__CHALLENGE__.
Show every line where "chart" occurs.

__INFORMATION SHOWN__.

>> start

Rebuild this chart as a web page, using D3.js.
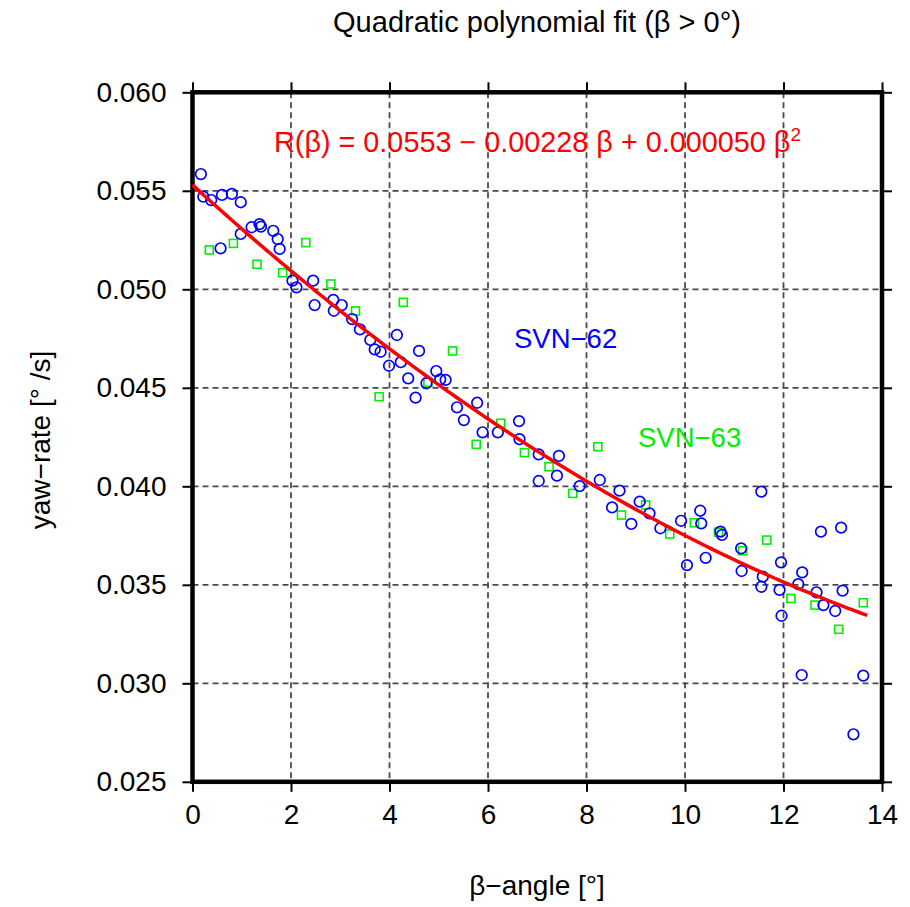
<!DOCTYPE html>
<html>
<head>
<meta charset="utf-8">
<script src="https://cdn.jsdelivr.net/npm/d3@7"></script>
<style>
  body { margin: 0; background: #fff; }
  svg { display: block; font-family: "Liberation Sans", Arial, sans-serif; }
</style>
</head>
<body>
<div id="chart"></div>
<script>
// SVN-62 (blue circles): beta angle [deg], yaw rate [deg/s]
var svn62_beta = [0.17, 0.22, 0.38, 0.60, 0.80, 0.98, 0.57, 0.98, 1.20, 1.36, 1.39, 1.64, 1.73, 1.77,
    2.03, 2.11, 2.45, 2.48, 2.86, 3.03, 2.87, 3.24, 3.40, 3.61, 3.70, 3.82, 4.15, 3.99, 4.23, 4.38,
    4.53, 4.60, 4.95, 5.03, 5.14, 4.75, 5.37, 5.51, 5.78, 5.89, 6.20, 6.63, 6.64, 7.03, 7.44, 7.03,
    7.40, 7.86, 8.27, 8.67, 8.52, 8.91, 9.08, 9.28, 9.50, 9.92, 10.31, 10.33, 10.72, 10.75, 10.04,
    10.42, 11.14, 11.15, 11.55, 11.58, 11.55, 11.95, 11.92, 11.96, 12.38, 12.30, 12.37, 12.67, 12.81,
    13.05, 13.20, 12.76, 13.17, 13.62, 13.42];
var svn62_rate = [0.05585, 0.0547, 0.05453, 0.05479, 0.05484, 0.05442, 0.05208, 0.05281, 0.05315, 0.05331,
    0.05318, 0.05297, 0.05255, 0.05205, 0.05044, 0.0501, 0.05044, 0.0492, 0.04946, 0.0492, 0.04891,
    0.04849, 0.04797, 0.04743, 0.04695, 0.04683, 0.04768, 0.04612, 0.0463, 0.04548, 0.0445, 0.04687,
    0.04585, 0.04543, 0.0454, 0.04523, 0.04401, 0.04336, 0.04424, 0.04274, 0.04274, 0.04331, 0.04239,
    0.04162, 0.04154, 0.04027, 0.04054, 0.04001, 0.04032, 0.03978, 0.03893, 0.03809, 0.03922, 0.03863,
    0.03787, 0.03825, 0.03876, 0.03812, 0.0377, 0.03753, 0.036, 0.03637, 0.03685, 0.0357, 0.03973,
    0.03541, 0.0349, 0.03614, 0.03474, 0.03343, 0.03563, 0.03503, 0.03042, 0.03462, 0.03397, 0.03367,
    0.0347, 0.0377, 0.0379, 0.03039, 0.02741];

// SVN-63 (green squares)
var svn63_beta = [0.34, 0.83, 1.31, 1.83, 2.30, 2.81, 3.31, 3.79, 4.28, 4.78, 5.28, 5.76, 6.26, 6.74,
    7.24, 7.72, 8.23, 8.71, 9.20, 9.69, 10.19, 10.68, 11.17, 11.66, 12.15, 12.64, 13.12, 13.62];
var svn63_rate = [0.0520, 0.05233, 0.05127, 0.05084, 0.05237, 0.05027, 0.0489, 0.04455, 0.04934, 0.04528,
    0.04687, 0.04213, 0.0432, 0.04171, 0.04099, 0.03964, 0.04201, 0.03854, 0.03905, 0.03758, 0.03815,
    0.03767, 0.03673, 0.03727, 0.03431, 0.03397, 0.03274, 0.03409];

// fit R(b) = c0 + c1 b + c2 b^2
var fit_coef = [0.0553, -0.00228, 0.000050];
var fit_range = [0, 13.7];

var x_ticks = [0, 2, 4, 6, 8, 10, 12, 14];
var y_ticks = [0.025, 0.030, 0.035, 0.040, 0.045, 0.050, 0.055, 0.060];

var width = 910, height = 907;
var margin = {top: 92.3, right: 28, bottom: 125.2, left: 192.5};
var w = width - margin.left - margin.right;
var h = height - margin.top - margin.bottom;

var svg = d3.select('#chart').append('svg')
    .attr('width', width)
    .attr('height', height);

var g = svg.append('g')
    .attr('transform', 'translate(' + margin.left + ',' + margin.top + ')');

var x = d3.scaleLinear().domain([0, 14]).range([0, w]);
var y = d3.scaleLinear().domain([0.025, 0.060]).range([h, 0]);

// grid
g.append('g').selectAll('line.vg')
    .data(x_ticks.slice(1, -1))
    .enter().append('line')
    .attr('x1', function(d){ return x(d); })
    .attr('x2', function(d){ return x(d); })
    .attr('y1', 0).attr('y2', h)
    .attr('stroke', '#4a4a4a').attr('stroke-width', 1.8)
    .attr('stroke-dasharray', '6,4');
g.append('g').selectAll('line.hg')
    .data(y_ticks.slice(1, -1))
    .enter().append('line')
    .attr('y1', function(d){ return y(d); })
    .attr('y2', function(d){ return y(d); })
    .attr('x1', 0).attr('x2', w)
    .attr('stroke', '#4a4a4a').attr('stroke-width', 1.8)
    .attr('stroke-dasharray', '6,4');

// axes, ticks on all four sides
function styleAxis(sel){
    sel.select('.domain').remove();
    sel.selectAll('.tick line').attr('stroke', '#000').attr('stroke-width', 2);
    sel.selectAll('.tick text').attr('font-size', 28).attr('fill', '#000')
        .attr('font-family', '"Liberation Sans", Arial, sans-serif');
}
g.append('g')
    .attr('transform', 'translate(0,' + h + ')')
    .call(d3.axisBottom(x).tickValues(x_ticks).tickSize(10).tickPadding(12).tickFormat(d3.format('d')))
    .call(styleAxis);
g.append('g')
    .call(d3.axisTop(x).tickValues(x_ticks).tickSize(10).tickFormat(''))
    .call(styleAxis);
g.append('g')
    .call(d3.axisLeft(y).tickValues(y_ticks).tickSize(10).tickPadding(16).tickFormat(d3.format('.3f')))
    .call(styleAxis);
g.append('g')
    .attr('transform', 'translate(' + w + ',0)')
    .call(d3.axisRight(y).tickValues(y_ticks).tickSize(10).tickFormat(''))
    .call(styleAxis);

// frame
g.append('rect')
    .attr('x', 0).attr('y', 0).attr('width', w).attr('height', h)
    .attr('fill', 'none').attr('stroke', '#000').attr('stroke-width', 4.5);

// points
var pts62 = svn62_beta.map(function(b, i){ return [b, svn62_rate[i]]; });
var pts63 = svn63_beta.map(function(b, i){ return [b, svn63_rate[i]]; });

g.append('g').selectAll('rect')
    .data(pts63)
    .enter().append('rect')
    .attr('x', function(d){ return x(d[0]) - 4; })
    .attr('y', function(d){ return y(d[1]) - 4; })
    .attr('width', 8).attr('height', 8)
    .attr('fill', 'none').attr('stroke', '#00ee00').attr('stroke-width', 1.6);

g.append('g').selectAll('circle')
    .data(pts62)
    .enter().append('circle')
    .attr('cx', function(d){ return x(d[0]); })
    .attr('cy', function(d){ return y(d[1]); })
    .attr('r', 5.3)
    .attr('fill', 'none').attr('stroke', '#0000ff').attr('stroke-width', 1.7);

// fit curve
var fitPts = d3.range(fit_range[0], fit_range[1] + 0.001, 0.1).map(function(b){
    return [b, fit_coef[0] + fit_coef[1] * b + fit_coef[2] * b * b];
});
g.append('path')
    .datum(fitPts)
    .attr('d', d3.line().x(function(d){ return x(d[0]); }).y(function(d){ return y(d[1]); }))
    .attr('fill', 'none').attr('stroke', '#ff0000').attr('stroke-width', 3.5);

// texts
var formula = g.append('text')
    .attr('x', 274 - margin.left).attr('y', 152 - margin.top)
    .attr('fill', '#ff0000').attr('font-size', 28.8)
    .text('R(β) = 0.0553 − 0.00228 β + 0.000050 β');
formula.append('tspan').attr('dy', -11).attr('font-size', 19).text('2');

g.append('text')
    .attr('x', 514 - margin.left).attr('y', 348 - margin.top)
    .attr('fill', '#0000ff').attr('font-size', 27.5)
    .text('SVN−62');
g.append('text')
    .attr('x', 638 - margin.left).attr('y', 447 - margin.top)
    .attr('fill', '#00ee00').attr('font-size', 27.5)
    .text('SVN−63');

svg.append('text')
    .attr('x', 537).attr('y', 32)
    .attr('text-anchor', 'middle').attr('font-size', 29)
    .text('Quadratic polynomial fit (β > 0°)');

svg.append('text')
    .attr('x', 537).attr('y', 895)
    .attr('text-anchor', 'middle').attr('font-size', 28)
    .text('β−angle [°]');

svg.append('text')
    .attr('transform', 'translate(50,440) rotate(-90)')
    .attr('text-anchor', 'middle').attr('font-size', 28)
    .text('yaw−rate [° /s]');
</script>
</body>
</html>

>> end

__ANSWER TO THIS PROBLEM__.
Rebuild this chart as a web page, using D3.js.
<div id="chart"></div>
var svg = d3.select('#chart').append('svg')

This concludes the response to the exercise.